Variance estimation based on blocked 3×2 cross-validation in high-dimensional linear regression |
| |
Authors: | Xingli Yang Yu Wang Wennan Yan Jihong Li |
| |
Affiliation: | aSchool of Mathematical Sciences, Shanxi University, Taiyuan, People''s Republic of China;bSchool of Modern Educational Technology, Shanxi University, Taiyuan, People''s Republic of China |
| |
Abstract: | In high-dimensional linear regression, the dimension of variables is always greater than the sample size. In this situation, the traditional variance estimation technique based on ordinary least squares constantly exhibits a high bias even under sparsity assumption. One of the major reasons is the high spurious correlation between unobserved realized noise and several predictors. To alleviate this problem, a refitted cross-validation (RCV) method has been proposed in the literature. However, for a complicated model, the RCV exhibits a lower probability that the selected model includes the true model in case of finite samples.
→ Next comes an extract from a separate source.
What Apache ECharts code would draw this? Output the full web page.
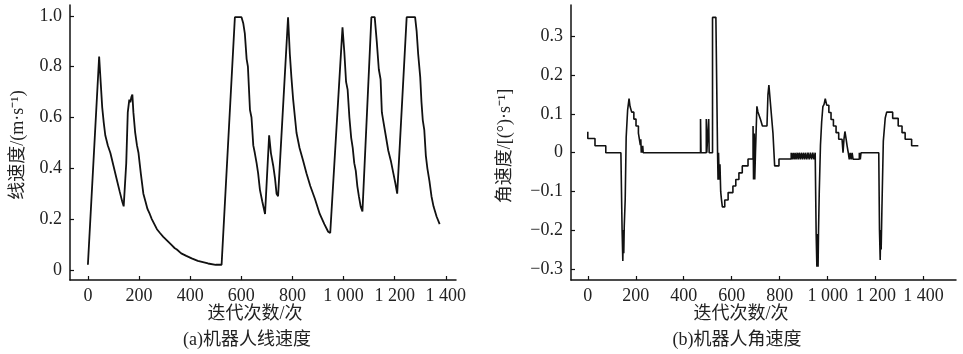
<!DOCTYPE html>
<html>
<head>
<meta charset="utf-8">
<script src="https://cdn.jsdelivr.net/npm/echarts@6.0.0/dist/echarts.min.js"></script>
<style>
  html, body { margin: 0; padding: 0; background: #fff; }
  #main { width: 963px; height: 354px; }
</style>
</head>
<body>
<div id="main"></div>
<script>
// 迭代次数 - 线速度 (a)
const linIter = [0, 44, 50, 56, 62, 68, 78, 88, 100, 112, 124, 134, 140, 144,
  150, 156, 162, 166, 170, 174, 178, 185, 192, 198, 207, 217, 225, 233, 242, 250,
  260, 270, 282, 295, 310, 325, 340, 348, 365, 385, 406, 430, 450, 470, 500, 523,
  575, 601, 608, 614, 621, 626, 634, 640, 647, 653, 660, 666, 673, 682, 693,
  709, 716, 725, 732, 738, 744,
  783, 790, 796, 803, 810, 816, 828, 842, 855, 870, 888, 907, 925, 940, 948,
  996, 1003, 1010, 1016, 1023, 1030, 1036, 1042, 1048, 1054, 1060, 1067, 1074,
  1109, 1122, 1130, 1138, 1145, 1150, 1155, 1165, 1175, 1185, 1195, 1203, 1210,
  1247, 1280, 1286, 1292, 1300, 1305, 1310, 1316, 1322, 1328, 1336, 1344, 1352, 1364, 1376];
const linSpeed = [0.02, 0.84, 0.74, 0.64, 0.58, 0.53, 0.49, 0.46, 0.41, 0.36, 0.31, 0.27, 0.25, 0.25,
  0.42, 0.62, 0.67, 0.66, 0.68, 0.69, 0.62, 0.54, 0.49, 0.46, 0.38, 0.30, 0.27, 0.24, 0.22, 0.20,
  0.18, 0.16, 0.145, 0.13, 0.115, 0.10, 0.085, 0.08, 0.065, 0.055, 0.045, 0.035, 0.03, 0.025, 0.02, 0.02,
  0.995, 0.995, 0.97, 0.93, 0.83, 0.80, 0.63, 0.60, 0.49, 0.46, 0.42, 0.38, 0.315, 0.27, 0.22,
  0.53, 0.46, 0.41, 0.36, 0.30, 0.29,
  0.995, 0.85, 0.76, 0.67, 0.60, 0.54, 0.48, 0.43, 0.38, 0.33, 0.28, 0.22, 0.18, 0.15, 0.145,
  0.955, 0.86, 0.74, 0.71, 0.60, 0.52, 0.48, 0.42, 0.39, 0.33, 0.29, 0.25, 0.23,
  0.995, 0.995, 0.90, 0.79, 0.75, 0.62, 0.59, 0.53, 0.47, 0.43, 0.38, 0.34, 0.30,
  0.995, 0.995, 0.94, 0.85, 0.76, 0.66, 0.59, 0.55, 0.45, 0.40, 0.35, 0.29, 0.25, 0.21, 0.18];

// 迭代次数 - 角速度 (b)
const angIter = [0, 0, 30, 30, 75, 75, 138, 143, 146, 148, 150, 152, 156, 160, 166, 172,
  176, 176, 183, 183, 192, 192, 201, 201, 211, 211, 217, 219, 221, 223, 225, 227, 229, 231,
  470, 470, 472, 472, 494, 494, 496, 496, 504, 504, 506, 506,
  520, 520, 534, 541, 543, 545, 548, 551, 554, 557, 561,
  571, 571, 585, 585, 605, 605, 617, 617, 630, 630, 644, 644, 668, 668, 689,
  689, 691, 691, 694, 694, 696, 699, 705, 709, 709, 716, 720, 728, 728, 747, 751, 755, 761, 772, 779,
  797, 797, 848, 848,
  852, 852, 856, 856, 860, 860, 864, 864, 868, 868, 873, 873, 877, 877, 881, 881, 886, 886,
  890, 890, 895, 895, 899, 899, 904, 904, 908, 908, 913, 913, 918, 918, 923, 923, 928, 928,
  933, 933, 938, 938, 943, 943, 948, 948,
  952, 955, 958, 960, 962, 965, 970, 975, 980, 985, 990, 996,
  996, 1005, 1005, 1014, 1014, 1024, 1024, 1035, 1035, 1046, 1046, 1060, 1064, 1068, 1072, 1077, 1081, 1086,
  1090, 1094, 1098, 1102, 1106, 1110, 1112, 1116, 1116, 1132, 1132, 1136, 1136, 1139, 1139,
  1213, 1216, 1219, 1221, 1223, 1226, 1232, 1240, 1246,
  1271, 1271, 1294, 1294, 1310, 1310, 1323, 1323, 1350, 1350, 1378];
const angSpeed = [0.054, 0.037, 0.037, 0.018, 0.018, 0, 0, -0.2, -0.28, -0.2, -0.26, -0.19, -0.12, 0.04, 0.11, 0.14,
  0.135, 0.12, 0.12, 0.105, 0.105, 0.087, 0.087, 0.069, 0.069, 0.051, 0.051, 0.02, 0.035, 0, 0.018, 0, 0.018, 0,
  0, 0.087, 0.087, 0, 0, 0.087, 0.087, 0, 0, 0.087, 0.087, 0,
  0, 0.35, 0.35, 0, -0.07, 0, -0.07, -0.03, -0.1, -0.12, -0.14,
  -0.14, -0.122, -0.122, -0.103, -0.103, -0.086, -0.086, -0.069, -0.069, -0.052, -0.052, -0.034, -0.034, -0.016, -0.016,
  0.069, 0.069, -0.069, -0.069, 0.05, -0.069, 0, 0.12, 0.12, 0.106, 0.106, 0.086, 0.086, 0.069, 0.069, 0.15, 0.175, 0.175, 0.05, -0.034,
  -0.034, -0.016, -0.016, 0,
  0, -0.017, -0.017, 0, 0, -0.017, -0.017, 0, 0, -0.017, -0.017, 0, 0, -0.017, -0.017, 0, 0, -0.017,
  -0.017, 0, 0, -0.017, -0.017, 0, 0, -0.017, -0.017, 0, 0, -0.017, -0.017, 0, 0, -0.017, -0.017, 0,
  0, -0.017, -0.017, 0, 0, -0.017, -0.017, 0,
  -0.21, -0.295, -0.21, -0.295, -0.2, -0.1, 0.02, 0.08, 0.119, 0.125, 0.14, 0.14,
  0.123, 0.123, 0.104, 0.104, 0.086, 0.086, 0.069, 0.069, 0.052, 0.052, 0.035, 0.035, 0, 0.035, 0.055, 0.035, 0.018, 0,
  -0.017, 0, -0.017, 0, -0.017, -0.017, -0.017, -0.017, -0.017, -0.017, 0, 0, -0.017, -0.017, 0,
  0, -0.2, -0.277, -0.2, -0.25, -0.15, 0.03, 0.09, 0.105,
  0.105, 0.089, 0.089, 0.069, 0.069, 0.052, 0.052, 0.035, 0.035, 0.018, 0.018];

const xTicks = [0, 200, 400, 600, 800, 1000, 1200, 1400];
const linTicks = [0, 0.2, 0.4, 0.6, 0.8, 1.0];
const angTicks = [-0.3, -0.2, -0.1, 0, 0.1, 0.2, 0.3];

const FONT = '"Liberation Serif", "Noto Sans CJK SC", serif';
const INK = '#111';

function zip(xs, ys) {
  return xs.map((x, i) => [x, ys[i]]);
}

function fmtIter(v) {
  let s = String(Math.round(v));
  if (s.length > 3) s = s.slice(0, s.length - 3) + ' ' + s.slice(-3);
  return s;
}

function xAxisOf(grid, max) {
  return {
    type: 'value',
    gridIndex: grid,
    min: -70,
    max: max,
    splitLine: { show: false },
    axisLine: { onZero: false, lineStyle: { color: INK, width: 1.5 } },
    axisTick: { inside: true, length: 4, customValues: xTicks, lineStyle: { color: INK, width: 1.2 } },
    axisLabel: {
      customValues: xTicks,
      formatter: fmtIter,
      fontFamily: FONT,
      fontSize: 18,
      color: '#222',
      margin: 7,
    },
  };
}

function yAxisOf(grid, min, max, ticks, fmt) {
  return {
    type: 'value',
    gridIndex: grid,
    min: min,
    max: max,
    splitLine: { show: false },
    axisLine: { onZero: false, lineStyle: { color: INK, width: 1.5 } },
    axisTick: { inside: true, length: 4, customValues: ticks, lineStyle: { color: INK, width: 1.2 } },
    axisLabel: {
      customValues: ticks,
      formatter: fmt,
      fontFamily: FONT,
      fontSize: 18,
      color: '#222',
      margin: 8,
    },
  };
}

function txt(text, x, y, rot) {
  return {
    type: 'text',
    x: x,
    y: y,
    rotation: rot || 0,
    style: {
      text: text,
      fill: '#222',
      font: '18px ' + FONT,
      align: 'center',
      verticalAlign: 'middle',
    },
  };
}

const chart = echarts.init(document.getElementById('main'));

const option = {
  animation: false,
  backgroundColor: '#fff',
  grid: [
    { left: 70, top: 5, width: 386, height: 275 },
    { left: 571, top: 5, width: 385, height: 275 },
  ],
  xAxis: [xAxisOf(0, 1440), xAxisOf(1, 1535)],
  yAxis: [
    yAxisOf(0, -0.04, 1.043, linTicks, v => (Math.abs(v) < 1e-9 ? '0' : v.toFixed(1))),
    yAxisOf(1, -0.329, 0.382, angTicks, v => {
      if (Math.abs(v) < 1e-9) return '0';
      return (v < 0 ? '\u2212' : '') + Math.abs(v).toFixed(1);
    }),
  ],
  series: [
    {
      type: 'line',
      xAxisIndex: 0,
      yAxisIndex: 0,
      data: zip(linIter, linSpeed),
      symbol: 'none',
      lineStyle: { color: INK, width: 1.8 },
    },
    {
      type: 'line',
      xAxisIndex: 1,
      yAxisIndex: 1,
      data: zip(angIter, angSpeed),
      symbol: 'none',
      lineStyle: { color: INK, width: 1.6 },
    },
  ],
  graphic: [
    txt('线速度/(m·s⁻¹)', 18, 145, Math.PI / 2),
    txt('迭代次数/次', 255, 314),
    txt('(a)机器人线速度', 247, 340),
    txt('角速度/[(°)·s⁻¹]', 505, 146, Math.PI / 2),
    txt('迭代次数/次', 741, 314),
    txt('(b)机器人角速度', 737, 340),
  ],
};

chart.setOption(option);
</script>
</body>
</html>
This phenomenon may easily result in a large bias of variance estimation. Thus, a model selection method based on the ranks of the frequency of occurrences in six votes from a blocked 3×2 cross-validation is proposed in this study. The proposed method has a considerably larger probability of including the true model in practice than the RCV method. The variance estimation obtained using the model selected by the proposed method also shows a lower bias and a smaller variance. Furthermore, theoretical analysis proves the asymptotic normality property of the proposed variance estimation. |
| |
Keywords: | High-dimensional linear regression, blocked 3× 2 cross-validation, variance estimation, asymptotic normality property |
|
|